Tuesday, April 27, 2010

Permenant Interstim Friday!

The "call" came a couple of weeks ago. They finally approved my Interstim! It has been a roller coaster of emotions since. I am so excited, happy, yet scared that this is a dream, or they will change their mind. What if something happens and it has to be rescheduled? etc, etc, etc. I am trying as hard as I can not to get my hopes up. But I have been waiting almost 3 months for this approval. During that time I have had to deal with my bladder getting distended and cathing myself. Definetly not a fun thing to do. But you can call me the "cath queen"!
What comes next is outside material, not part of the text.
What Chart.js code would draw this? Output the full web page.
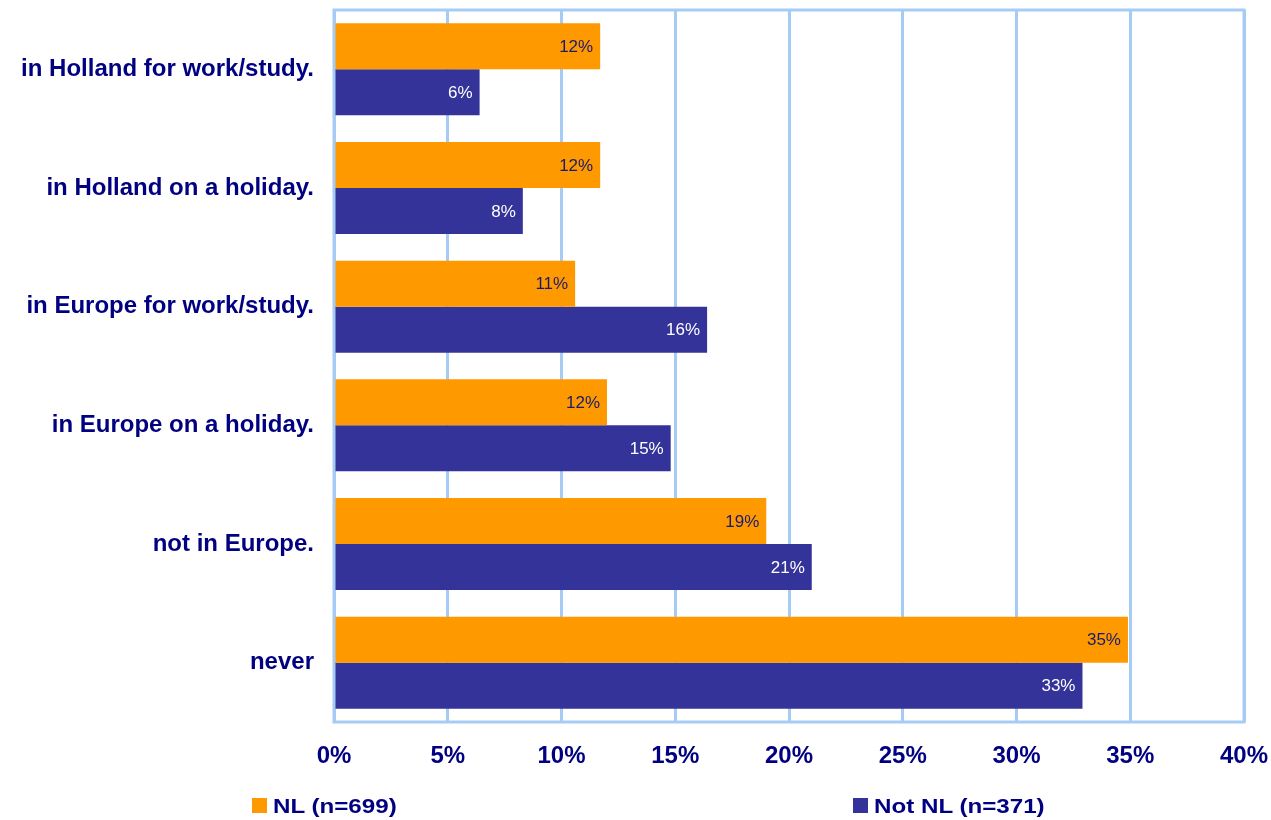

So, Friday is my surgery date. This Friday. All week long I have been just staring at the Interstim photos, and reading people's stories. I am obsessing over this and trying so hard not too. My life is really going to change. I laugh off the retention and bladder spasm/pain issues, but deep down it hurts and is embarrassing. During school/clinicals they say "ok lets take a quick bathroom break" and I think, "gee that would be nice, wish I could".

Friday is so close, yet so far away. I can almost touch it, feel it, smell it, taste it. I know most of that is not even possible but it is within my grasp!

The pain from the endo is getting worse. I only haved 2 more Lupron injections and then I am done. What will I do when the pain continues and i cant do Lupron anymore? That is my fear. In the meantime I have been doing PT. It is going ok. I thought it was helping at first, but the past week or 2 the pain has gotten worse. I am tired of being in pain, tired of hurting, tired of not sleeping, tired of not peeing and so on and so on.

I really think that there is more to my problems that Endo and Urinary Retention. My urologist says I dont have IC, but I really feel as if I do. I have all the symptoms except the peeing 50 times a day. But my bladder spasms, its painful, it hurts when it is fulls, hurts when its emptied.

I also wonder if there is more to my endo pain than endo. I know I dont have fibromyalgia, but I wonder if there is something else. I have been seeing a pelvic pain specialist. He has been great. He has been trying all sorts of treatments to see what helps. Each time I go he discovers another problem. So, we are working on one thing at a time to see if it will help with the others. Right now, he is trying to get my inflammation under control (bladder, uterus, pelvic walls, etc all majorly inflammed). He has me taking valium (and not the traditional way if you know what I mean) to get the inflammation down. The hope is that this will take pressure off of the bladder and groin area (where my endo pain is) and help decrease that.

I just feel like an old lady. I am only 27, yet I am on so much meds, cant do much without being in pain or exhausted. I can fake it through school/clinicals but when I get home I cant even get off the couch/bed.

Is it too much to ask to be normal for once? Is this supposed to be a lesson? What do I need to learn?